▶ _Objective_
Transcribe the data in full and exactly, omitting any pictures.

+++

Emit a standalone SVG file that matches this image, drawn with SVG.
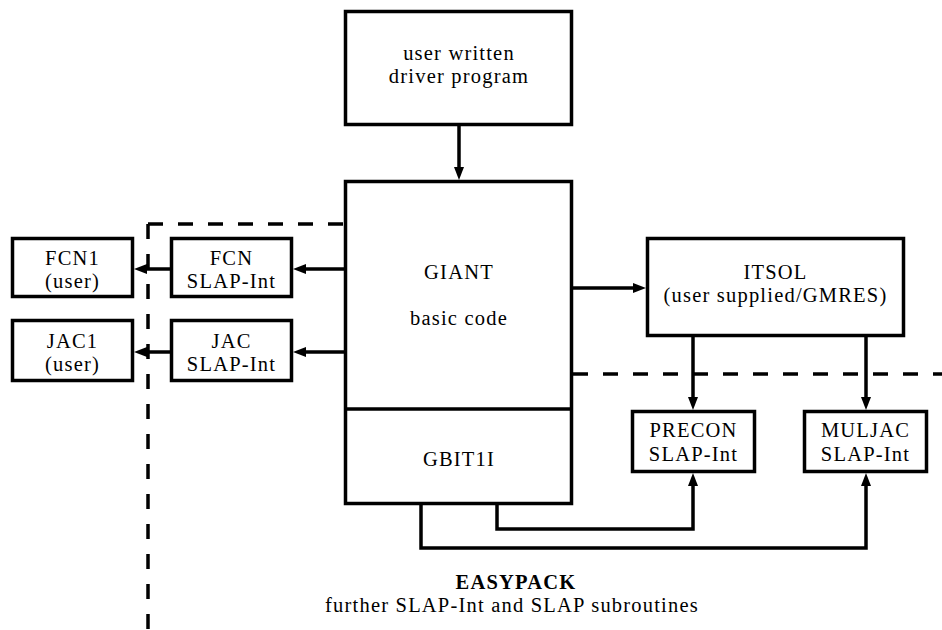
<svg xmlns="http://www.w3.org/2000/svg" width="942" height="630" viewBox="0 0 942 630">
  <style>
    .box { fill: #ffffff; stroke: #000000; stroke-width: 3.5; }
    .div { fill: none; stroke: #000000; stroke-width: 3.5; }
    .wire { fill: none; stroke: #000000; stroke-width: 3.5; }
    .arrow { marker-end: url(#head); }
    .dash { fill: none; stroke: #000000; stroke-width: 3.5; stroke-dasharray: 15 15; }
    text { font-family: "Liberation Serif", "DejaVu Serif", serif; font-size: 20.5px; letter-spacing: 1.2px; fill: #000000; text-anchor: middle; }
    .bold { font-weight: bold; }
  </style>
  <defs>
    <marker id="head" markerUnits="userSpaceOnUse" markerWidth="16" markerHeight="14" refX="5" refY="6" orient="auto">
      <path d="M0,1 L13,6 L0,11 Z" fill="#000000"/>
    </marker>
  </defs>

  <!-- EASYPACK boundary -->
  <g id="boundary">
    <path class="dash" d="M148,224 H344"/>
    <path class="dash" d="M148,224 V630"/>
    <path class="dash" d="M573,374 H942"/>
  </g>

  <!-- connectors -->
  <g id="connectors">
    <path class="wire arrow" d="M459,126 V172"/>
    <path class="wire arrow" d="M344,269 H301"/>
    <path class="wire arrow" d="M170,269 H142"/>
    <path class="wire arrow" d="M344,352 H301"/>
    <path class="wire arrow" d="M170,352 H142"/>
    <path class="wire arrow" d="M573,288 H638"/>
    <path class="wire arrow" d="M693,337 V402"/>
    <path class="wire arrow" d="M866,337 V402"/>
    <path class="wire arrow" d="M497,505 V529 H693 V481"/>
    <path class="wire arrow" d="M421,505 V548 H866 V481"/>
  </g>

  <g id="driver">
    <rect class="box" x="345.5" y="11.5" width="226" height="113"/>
    <text x="459" y="60">user written</text>
    <text x="459" y="83">driver program</text>
  </g>

  <g id="giant">
    <rect class="box" x="345.5" y="181.5" width="226" height="322"/>
    <path class="div" d="M345.5,409 H571.5"/>
    <text x="459" y="279">GIANT</text>
    <text x="459" y="325">basic code</text>
    <text x="459" y="466">GBIT1I</text>
  </g>

  <g id="fcn1">
    <rect class="box" x="12.5" y="238.5" width="120" height="58"/>
    <text x="72.5" y="265">FCN1</text>
    <text x="72.5" y="288">(user)</text>
  </g>

  <g id="fcn">
    <rect class="box" x="171.5" y="238.5" width="120" height="58"/>
    <text x="231.5" y="265">FCN</text>
    <text x="231.5" y="288">SLAP-Int</text>
  </g>

  <g id="jac1">
    <rect class="box" x="12.5" y="320.5" width="120" height="60"/>
    <text x="72.5" y="348">JAC1</text>
    <text x="72.5" y="371">(user)</text>
  </g>

  <g id="jac">
    <rect class="box" x="171.5" y="320.5" width="120" height="60"/>
    <text x="231.5" y="348">JAC</text>
    <text x="231.5" y="371">SLAP-Int</text>
  </g>

  <g id="itsol">
    <rect class="box" x="647.5" y="238.5" width="256" height="97"/>
    <text x="775.5" y="279">ITSOL</text>
    <text x="775.5" y="302">(user supplied/GMRES)</text>
  </g>

  <g id="precon">
    <rect class="box" x="632.5" y="411.5" width="122" height="60"/>
    <text x="693.5" y="437">PRECON</text>
    <text x="693.5" y="461">SLAP-Int</text>
  </g>

  <g id="muljac">
    <rect class="box" x="804.5" y="411.5" width="122" height="60"/>
    <text x="865.5" y="437">MULJAC</text>
    <text x="865.5" y="461">SLAP-Int</text>
  </g>

  <g id="easypack-label">
    <text class="bold" x="516" y="589">EASYPACK</text>
    <text x="512" y="612">further SLAP-Int and SLAP subroutines</text>
  </g>
</svg>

+++

▶ _Worked answer_
Emit a standalone SVG file that matches this image, drawn with SVG.
<svg xmlns="http://www.w3.org/2000/svg" width="942" height="630" viewBox="0 0 942 630">
  <style>
    .box { fill: #ffffff; stroke: #000000; stroke-width: 3.5; }
    .div { fill: none; stroke: #000000; stroke-width: 3.5; }
    .wire { fill: none; stroke: #000000; stroke-width: 3.5; }
    .arrow { marker-end: url(#head); }
    .dash { fill: none; stroke: #000000; stroke-width: 3.5; stroke-dasharray: 15 15; }
    text { font-family: "Liberation Serif", "DejaVu Serif", serif; font-size: 20.5px; letter-spacing: 1.2px; fill: #000000; text-anchor: middle; }
    .bold { font-weight: bold; }
  </style>
  <defs>
    <marker id="head" markerUnits="userSpaceOnUse" markerWidth="16" markerHeight="14" refX="5" refY="6" orient="auto">
      <path d="M0,1 L13,6 L0,11 Z" fill="#000000"/>
    </marker>
  </defs>

  <!-- EASYPACK boundary -->
  <g id="boundary">
    <path class="dash" d="M148,224 H344"/>
    <path class="dash" d="M148,224 V630"/>
    <path class="dash" d="M573,374 H942"/>
  </g>

  <!-- connectors -->
  <g id="connectors">
    <path class="wire arrow" d="M459,126 V172"/>
    <path class="wire arrow" d="M344,269 H301"/>
    <path class="wire arrow" d="M170,269 H142"/>
    <path class="wire arrow" d="M344,352 H301"/>
    <path class="wire arrow" d="M170,352 H142"/>
    <path class="wire arrow" d="M573,288 H638"/>
    <path class="wire arrow" d="M693,337 V402"/>
    <path class="wire arrow" d="M866,337 V402"/>
    <path class="wire arrow" d="M497,505 V529 H693 V481"/>
    <path class="wire arrow" d="M421,505 V548 H866 V481"/>
  </g>

  <g id="driver">
    <rect class="box" x="345.5" y="11.5" width="226" height="113"/>
    <text x="459" y="60">user written</text>
    <text x="459" y="83">driver program</text>
  </g>

  <g id="giant">
    <rect class="box" x="345.5" y="181.5" width="226" height="322"/>
    <path class="div" d="M345.5,409 H571.5"/>
    <text x="459" y="279">GIANT</text>
    <text x="459" y="325">basic code</text>
    <text x="459" y="466">GBIT1I</text>
  </g>

  <g id="fcn1">
    <rect class="box" x="12.5" y="238.5" width="120" height="58"/>
    <text x="72.5" y="265">FCN1</text>
    <text x="72.5" y="288">(user)</text>
  </g>

  <g id="fcn">
    <rect class="box" x="171.5" y="238.5" width="120" height="58"/>
    <text x="231.5" y="265">FCN</text>
    <text x="231.5" y="288">SLAP-Int</text>
  </g>

  <g id="jac1">
    <rect class="box" x="12.5" y="320.5" width="120" height="60"/>
    <text x="72.5" y="348">JAC1</text>
    <text x="72.5" y="371">(user)</text>
  </g>

  <g id="jac">
    <rect class="box" x="171.5" y="320.5" width="120" height="60"/>
    <text x="231.5" y="348">JAC</text>
    <text x="231.5" y="371">SLAP-Int</text>
  </g>

  <g id="itsol">
    <rect class="box" x="647.5" y="238.5" width="256" height="97"/>
    <text x="775.5" y="279">ITSOL</text>
    <text x="775.5" y="302">(user supplied/GMRES)</text>
  </g>

  <g id="precon">
    <rect class="box" x="632.5" y="411.5" width="122" height="60"/>
    <text x="693.5" y="437">PRECON</text>
    <text x="693.5" y="461">SLAP-Int</text>
  </g>

  <g id="muljac">
    <rect class="box" x="804.5" y="411.5" width="122" height="60"/>
    <text x="865.5" y="437">MULJAC</text>
    <text x="865.5" y="461">SLAP-Int</text>
  </g>

  <g id="easypack-label">
    <text class="bold" x="516" y="589">EASYPACK</text>
    <text x="512" y="612">further SLAP-Int and SLAP subroutines</text>
  </g>
</svg>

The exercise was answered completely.